Some probability theory and inequalities

Convergence in distribution

Let $X_1, X_2, ...,$ and $X$ be random variables with cdfs $F_1, F_2, ...$ and $F$ . If $F_n(x) \to F(x)$ then the sequence $X_n$ is said to converge in distribution to $X$ ($X_n \to_D $ ).

Convergence in probability

Let $X_1, X_2, ...,$ and $X$ be random variables on some probability space. Then if $P(|X_n - X| \gt \epsilon \to 0$ as $n \to \infinity \forall \epsilon \gt 0$ , the sequence $X_n$ is said to converge in probability to $X$ ($X_n \to_p X$ ).

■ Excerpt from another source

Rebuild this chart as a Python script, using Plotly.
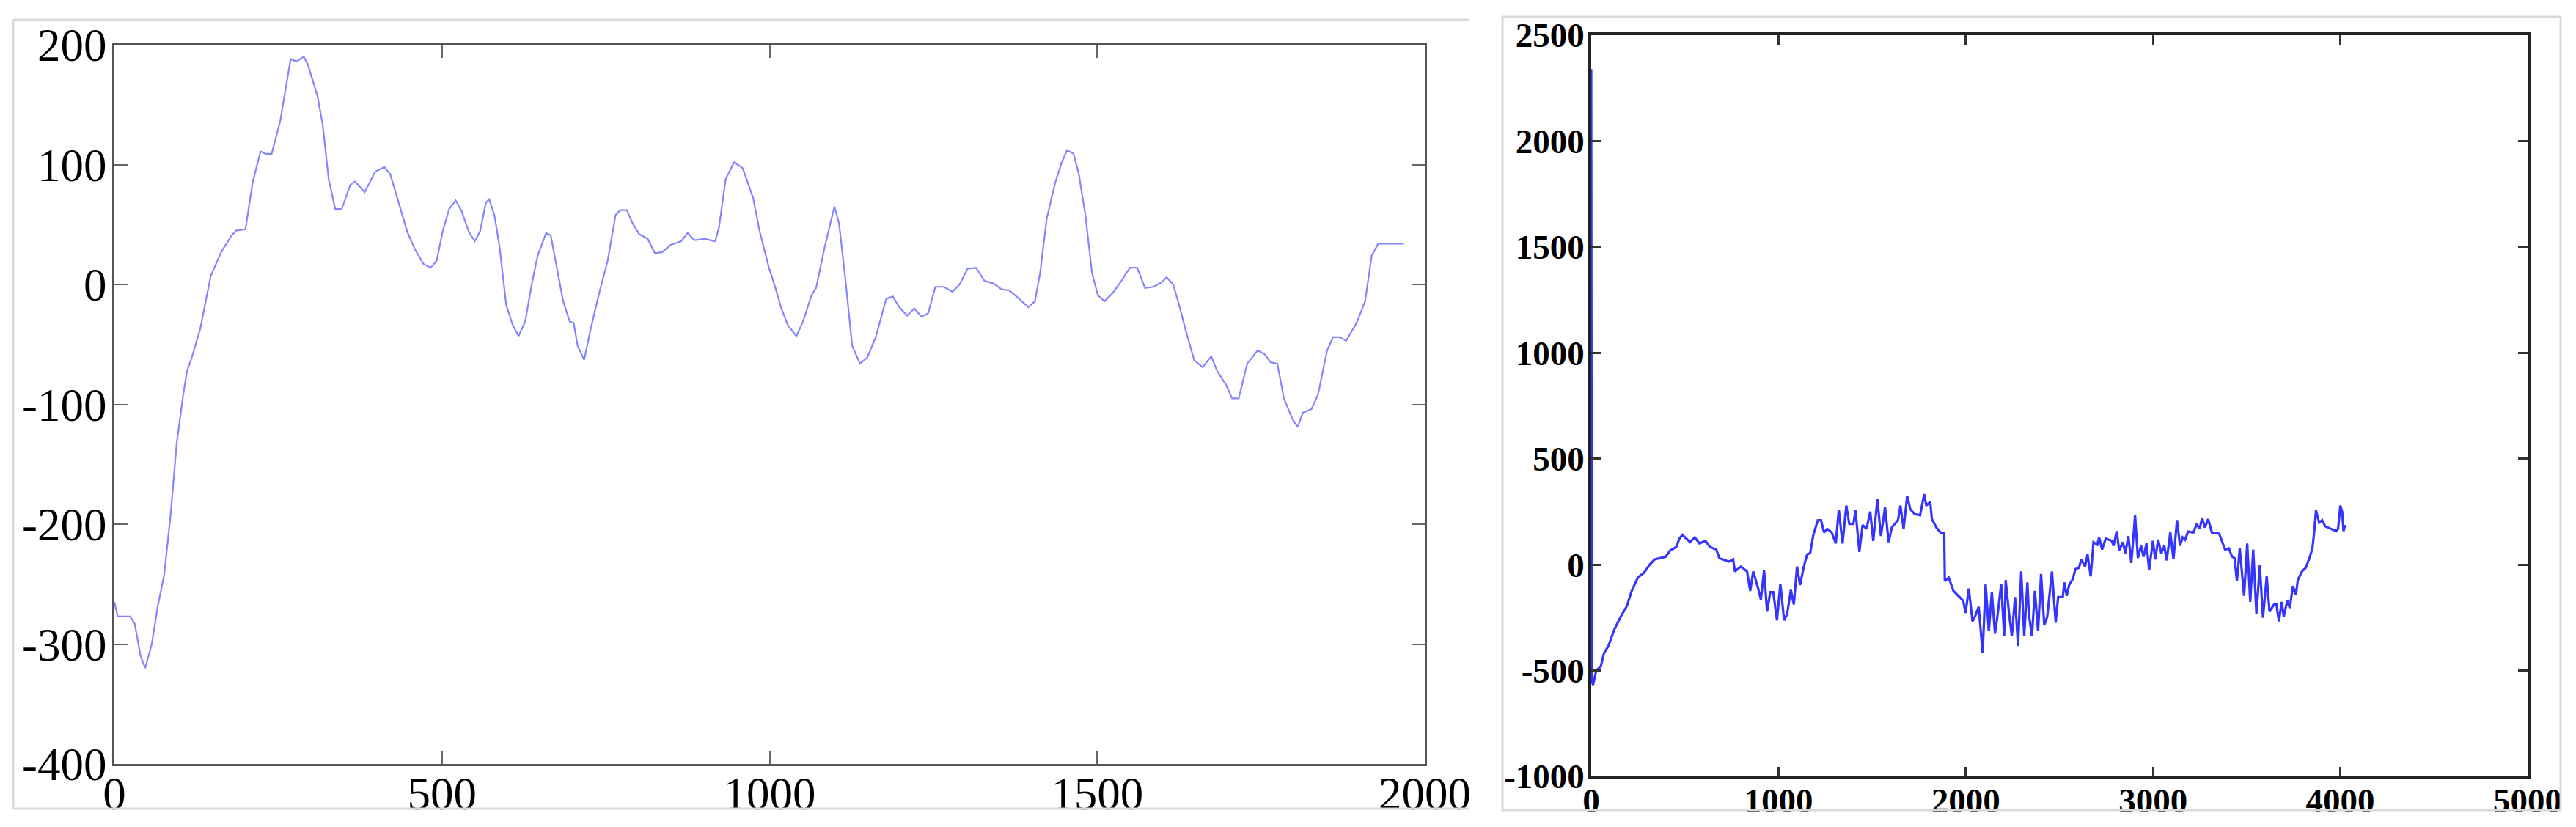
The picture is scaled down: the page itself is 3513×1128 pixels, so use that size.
import plotly.graph_objects as go

# ---------------- data ----------------
left_x = [0, 5, 24, 31, 40, 47, 57, 66, 76, 86, 95, 105, 111, 118, 131, 137, 147, 163, 179, 186, 200,
          211, 223, 231, 240, 253, 263, 269, 278, 289, 295, 310, 318, 327, 337, 347, 360, 367, 382, 398,
          412, 421, 434, 447, 459, 472, 483, 492, 501, 511, 521, 530, 541, 550, 558, 567, 572, 580, 588,
          598, 608, 617, 627, 637, 646, 659, 666, 675, 685, 695, 701, 707, 717, 727, 740, 753, 765, 772,
          782, 791, 801, 814, 825, 836, 849, 865, 875, 885, 901, 917, 923, 933, 946, 959, 975, 985, 999,
          1009, 1018, 1028, 1041, 1051, 1064, 1071, 1084, 1099, 1106, 1116, 1126, 1138, 1149, 1162, 1178,
          1188, 1198, 1210, 1221, 1232, 1242, 1253, 1266, 1279, 1290, 1302, 1315, 1328, 1341, 1354, 1366,
          1381, 1395, 1405, 1413, 1423, 1436, 1446, 1454, 1464, 1472, 1482, 1492, 1501, 1511, 1524, 1537,
          1550, 1561, 1573, 1586, 1599, 1606, 1616, 1625, 1635, 1648, 1661, 1674, 1683, 1697, 1706, 1716,
          1729, 1745, 1755, 1765, 1775, 1785, 1798, 1806, 1814, 1827, 1837, 1851, 1860, 1870, 1880, 1896,
          1909, 1919, 1929, 1968]
left_y = [-265, -277, -277, -283, -310, -320, -300, -269, -242, -191, -133, -92, -72, -61, -37, -20, 7, 27,
          41, 45, 46, 85, 111, 109, 109, 136, 167, 188, 186, 190, 184, 157, 133, 88, 63, 63, 83, 86, 77,
          94, 98, 92, 68, 44, 29, 17, 14, 20, 44, 63, 70, 61, 44, 36, 44, 68, 71, 58, 31, -17, -34, -43,
          -31, 0, 24, 43, 41, 14, -14, -31, -32, -51, -63, -37, -7, 20, 58, 62, 62, 51, 42, 38, 26, 27, 33,
          36, 43, 37, 38, 36, 48, 88, 102, 97, 72, 44, 14, -3, -20, -34, -43, -31, -9, -3, 31, 65, 51, 3,
          -51, -66, -61, -44, -12, -10, -19, -26, -20, -27, -24, -2, -2, -6, 0, 13, 14, 3, 1, -4, -5, -12,
          -19, -14, 10, 55, 85, 102, 112, 109, 92, 58, 10, -9, -14, -7, 3, 14, 14, -3, -2, 2, 6, 0, -17,
          -38, -63, -69, -60, -72, -84, -95, -95, -66, -55, -58, -65, -66, -95, -112, -119, -107, -104, -92,
          -55, -44, -44, -47, -32, -14, 24, 34, 34]

right_x = [0, 3, 10, 27, 51, 68, 92, 125, 158, 191, 216, 249, 282, 314, 339, 397, 421, 454, 471, 487, 528,
           553, 578, 610, 635, 668, 684, 734, 758, 767, 799, 832, 849, 865, 890, 906, 923, 939, 956, 972,
           992, 1010, 1030, 1046, 1066, 1082, 1099, 1115, 1137, 1153, 1169, 1186, 1210, 1227, 1243, 1260,
           1284, 1306, 1322, 1342, 1362, 1378, 1400, 1411, 1432, 1449, 1470, 1490, 1506, 1528, 1547, 1569,
           1588, 1605, 1638, 1651, 1668, 1687, 1704, 1728, 1756, 1778, 1789, 1810, 1819, 1843, 1865, 1885,
           1888, 1909, 1934, 1967, 1986, 1999, 2016, 2036, 2052, 2069, 2090, 2106, 2123, 2139, 2156, 2172,
           2189, 2205, 2213, 2230, 2246, 2263, 2279, 2296, 2312, 2329, 2337, 2353, 2369, 2386, 2402, 2419,
           2435, 2460, 2480, 2493, 2518, 2526, 2539, 2552, 2572, 2585, 2604, 2617, 2637, 2650, 2667, 2682,
           2702, 2712, 2728, 2747, 2780, 2789, 2806, 2819, 2839, 2852, 2868, 2884, 2904, 2919, 2936, 2949,
           2965, 2979, 2999, 3012, 3027, 3044, 3060, 3073, 3092, 3109, 3128, 3144, 3158, 3171, 3187, 3216,
           3233, 3249, 3262, 3277, 3294, 3314, 3353, 3370, 3385, 3405, 3422, 3435, 3448, 3463, 3486, 3503,
           3519, 3535, 3552, 3570, 3587, 3607, 3622, 3646, 3659, 3672, 3687, 3698, 3717, 3730, 3747, 3763,
           3773, 3795, 3815, 3835, 3851, 3861, 3870, 3887, 3903, 3919, 3945, 3978, 3988, 4000, 4010, 4017,
           4026]
right_y = [2340, -550, -568, -499, -481, -418, -384, -303, -245, -194, -124, -61, -38, 2, 25, 37, 66, 83, 123,
           140, 106, 129, 100, 112, 83, 71, 31, 14, 25, -32, -9, -32, -124, -32, -107, -165, -26, -222, -130,
           -130, -263, -90, -263, -234, -119, -188, -9, -96, -3, 48, 54, 140, 210, 210, 152, 169, 152, 100,
           259, 100, 279, 192, 192, 256, 60, 187, 169, 250, 112, 308, 135, 272, 106, 175, 210, 279, 169, 325,
           261, 238, 233, 333, 279, 296, 215, 175, 152, 149, -78, -61, -124, -153, -170, -228, -113, -268,
           -240, -199, -418, -90, -314, -130, -326, -222, -90, -338, -73, -222, -338, -153, -384, -32, -338,
           -84, -234, -338, -124, -314, -44, -286, -245, -32, -274, -153, -153, -84, -147, -96, -67, -21, -15,
           25, -9, 48, -55, 106, 94, 129, 71, 123, 112, 89, 158, 66, 106, 54, 135, 8, 233, 31, 89, 37, 100,
           -26, 112, 25, 118, 54, 89, 20, 152, 25, 210, 89, 129, 118, 156, 152, 192, 169, 221, 175, 215, 152,
           146, 106, 71, 77, 37, 31, -78, 77, -147, 100, -176, 71, -234, -3, -251, -55, -222, -188, -188,
           -268, -176, -245, -170, -205, -101, -142, -73, -32, -15, 31, 77, 158, 256, 198, 210, 181, 172, 158,
           169, 279, 250, 158, 187]

left_xticks = [0, 500, 1000, 1500, 2000]
left_xtext = ["0", "500", "1000", "1500", "2000"]
left_yticks = [-400, -300, -200, -100, 0, 100, 200]
left_ytext = ["-400", "-300", "-200", "-100", "0", "100", "200"]
right_xticks = [0, 1000, 2000, 3000, 4000, 5000]
right_xtext = ["0", "1000", "2000", "3000", "4000", "5000"]
right_yticks = [-1000, -500, 0, 500, 1000, 1500, 2000, 2500]
right_ytext = ["-1000", "-500", "0", "500", "1000", "1500", "2000", "2500"]

# ---------------- figure ----------------
W, H = 3513, 1128
SERIF = "Liberation Serif, Times New Roman, serif"

fig = go.Figure()
fig.add_trace(go.Scatter(x=left_x, y=left_y, mode="lines",
                         line=dict(color="#8585ff", width=2.2), xaxis="x", yaxis="y",
                         showlegend=False, hoverinfo="skip"))
fig.add_trace(go.Scatter(x=right_x, y=right_y, mode="lines",
                         line=dict(color="#3535ff", width=3.2), xaxis="x2", yaxis="y2",
                         showlegend=False, hoverinfo="skip"))


def px_x(p):
    return p / W


def px_y(p):
    return 1 - p / H


left_ax = dict(showgrid=False, zeroline=False, showline=True, linecolor="#555555", linewidth=3,
               mirror="allticks", ticks="inside", ticklen=18, tickwidth=2, tickcolor="#666666",
               automargin=False,
               tickfont=dict(family=SERIF, size=63, color="black"))
right_ax = dict(showgrid=False, zeroline=False, showline=True, linecolor="#222222", linewidth=3.5,
                mirror="allticks", ticks="inside", ticklen=13, tickwidth=2.5, tickcolor="#333333",
                automargin=False,
                tickfont=dict(family=SERIF, size=47, color="black", weight="bold"))

fig.update_layout(
    width=W, height=H, margin=dict(l=0, r=0, t=0, b=0, autoexpand=False),
    paper_bgcolor="white", plot_bgcolor="white",
    xaxis=dict(left_ax, domain=[px_x(156), px_x(1943)], range=[0, 2000],
               tickvals=left_xticks, ticktext=left_xtext, anchor="y", ticklabelstandoff=-17),
    yaxis=dict(left_ax, domain=[px_y(1042), px_y(61)], range=[-400, 200],
               tickvals=left_yticks, ticktext=left_ytext, anchor="x", ticklabelstandoff=-5),
    xaxis2=dict(right_ax, domain=[px_x(2170), px_x(3447)], range=[0, 5000],
                tickvals=right_xticks, ticktext=right_xtext, anchor="y2", ticklabelstandoff=-11),
    yaxis2=dict(right_ax, domain=[px_y(1059), px_y(48)], range=[-1000, 2500],
                tickvals=right_yticks, ticktext=right_ytext, anchor="x2", ticklabelstandoff=-4),
)

frame = dict(color="#d9d9d9", width=3)
shapes = [
    # left outer frame (top, left, bottom)
    dict(type="line", xref="paper", yref="paper", x0=px_x(18), x1=px_x(2003), y0=px_y(27), y1=px_y(27), line=frame),
    dict(type="line", xref="paper", yref="paper", x0=px_x(18), x1=px_x(18), y0=px_y(27), y1=px_y(1103), line=frame),
    dict(type="line", xref="paper", yref="paper", x0=px_x(18), x1=px_x(2003), y0=px_y(1103), y1=px_y(1103), line=frame),
    # right outer frame
    dict(type="rect", xref="paper", yref="paper", x0=px_x(2049), x1=px_x(3492), y0=px_y(1105), y1=px_y(23), line=frame),
]
fig.update_layout(shapes=shapes)

fig.write_html("out.html", config={"displayModeBar": False},
               post_script="document.body.style.margin='0px';document.body.style.overflow='hidden';")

• $X_n \to_p X \implies X_n \to_D X$
• $X_n \to_d c \implies X_n \to_p c$
• If $g$ is continuous then and $X_n \to_p X$ , then $g(X_n) \to_p g(X)$ .

Slutsky’s theorem

If $X_n \to_D X$ , $A_n \to_p a$ , $B_n \to_p b$ .

Then $A_n + B_n X_n \to_D a + bX$

Delta theorem

Suppose $\sqrt{n}(X_n - b) \to_D X$ . If $g: \reals \to \reals$ is differentiable eand $g'$ is continuous at $b$ then $\sqrt{n}{( g(X_n) - g(b))} \to_D g'(b)X$ .

Delta theorem ensures reparameterisation of ML has same asymptotic properties.

Jensen’s inequality

Let $D$ be an interval in $\reals$ . If $\phi: D \to \reals$ is convex, then for any random variable $X$ on $D$ , $\phi(E[X]) \le E[\phi(X)]$ .

Cauchy-Schwartz inequality

For any two random variables $X$ and $Y$ , st. $E(X^2) \lt \infinty$ , $E(Y^2) \lt \infinity$ , then $(E[XY])^2 \le E[X^2]E[Y^2]$ .